Yan Lianke: Lenins Küsse (Eichborn)

Von dem chinesischen Autor Yan Lianke ist sein viel umjubelter Roman Lenins Küsse  bei Eichborn auf Deutsch erschienen.

Ein Sommerschneesturm vernichtet die Ernte im Balou-Gebirge. Hunger droht, doch Kreisvorsteher Liu weiß die Lösung: Tourismus bringt Geld, und Lenin ist ein Touristenmagnet. Russland den Leichnam Lenins abzukaufen liegt da natürlich nahe. Moskau kann sich schließlich die Erhaltung der Leiche sowieso nicht mehr leisten. Um den Ankauf Lenins zu finanzieren, sollen die Dorfbewohner eine Art Zirkus gründen. Dass diese allesamt behindert sind, schreckt Liu nicht. 

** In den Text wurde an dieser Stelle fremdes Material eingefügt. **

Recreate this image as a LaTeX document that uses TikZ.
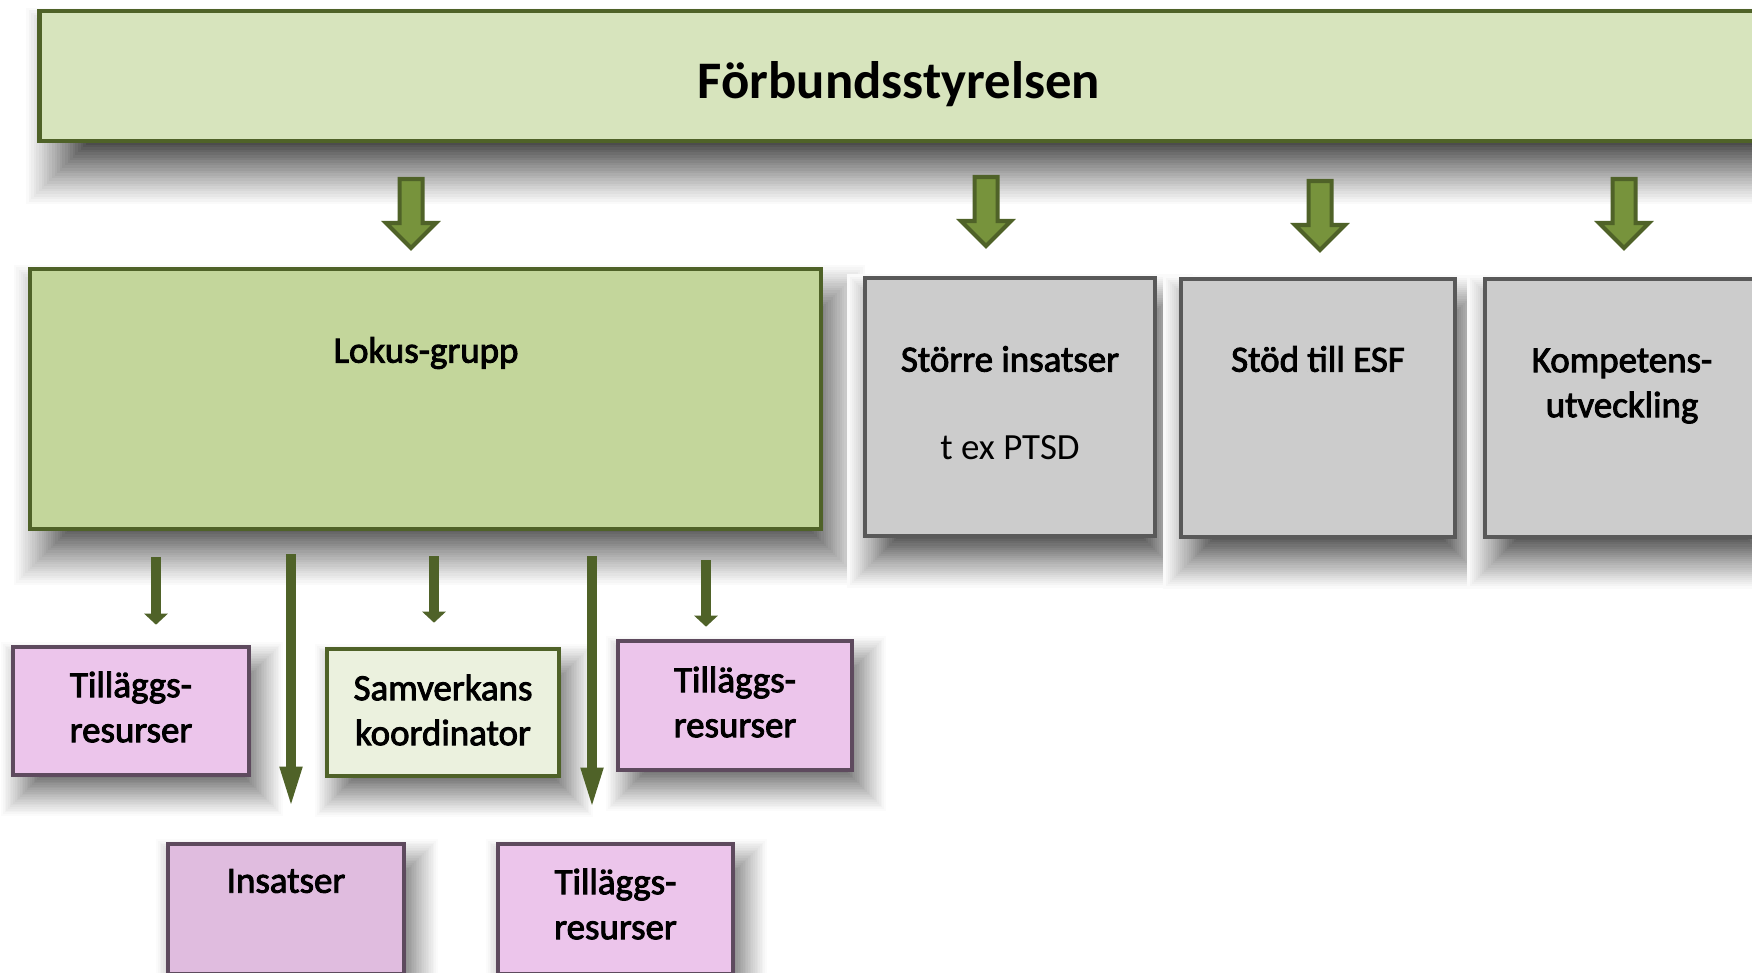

Das preisgekrönte Romancier Yan Lianke ist einer der interessantesten Schriftsteller Chinas und ein Meister einfallsreicher Satire. Seine Arbeit zeichnet sich durch eine liebevolle Treue zu seiner bäuerlichen Herkunft aus der armen Provinz Henan und seiner heftigen Wut über den politischen Missbrauch durch das chinesische Regime aus. Sein Roman Lenins Küsse ist eine absurde historische Allegorie auf das grassierende Fieber Geld zu machen, das durch China nach Deng Xiaopings Öffnung der chinesischen Wirtschaft in den 1990er Jahren fegte. In dieser dunklen Komödie sind die Regierungsbeamten aufgeblasen und korrupt und die nichtbehinderten Mitbürger brutal und unehrlich. Das geplante Mausoleum hat genau die Dimensionen wie das Mao Zedong Mausoleum auf dem Tiananmen-Platz und ist genauso absurd schwülstig, eine schmerzhafte Anspielung auf die Unterdrückung der historischen Wahrheit. In einem Interview hat Yan Lianke andere Schriftsteller aufgerufen, der Zensur nicht mit Politik sondern mit Kunst zu begegnen. Dieser aufgebauschte aber innovative Roman setzt mit seinem Witz, seiner Menschlichkeit und Satire ein provokatives Beispiel.

Yan Lianke, 1958 geboren, gehört zu den wichtigsten Schriftstellern Chinas. Einige seiner Romane wurden sofort nach dem Erscheinen verboten, andere haben eine riesige Leserschaft. Er hat alle wichtigen Preise Chinas gewonnen und muss ständig mit der Zensur kämpfen, weil er sich nicht an die Sprachregelungen und Denkverbote der Partei hält. Lenins Küsse war Buch des Jahres der New York Times und des New Yorker 2012, Finalist des Man Booker International und Kafka-Preis 2013.

Lenins Küsse von Yan Lianke ist bei Eichborn erschienen.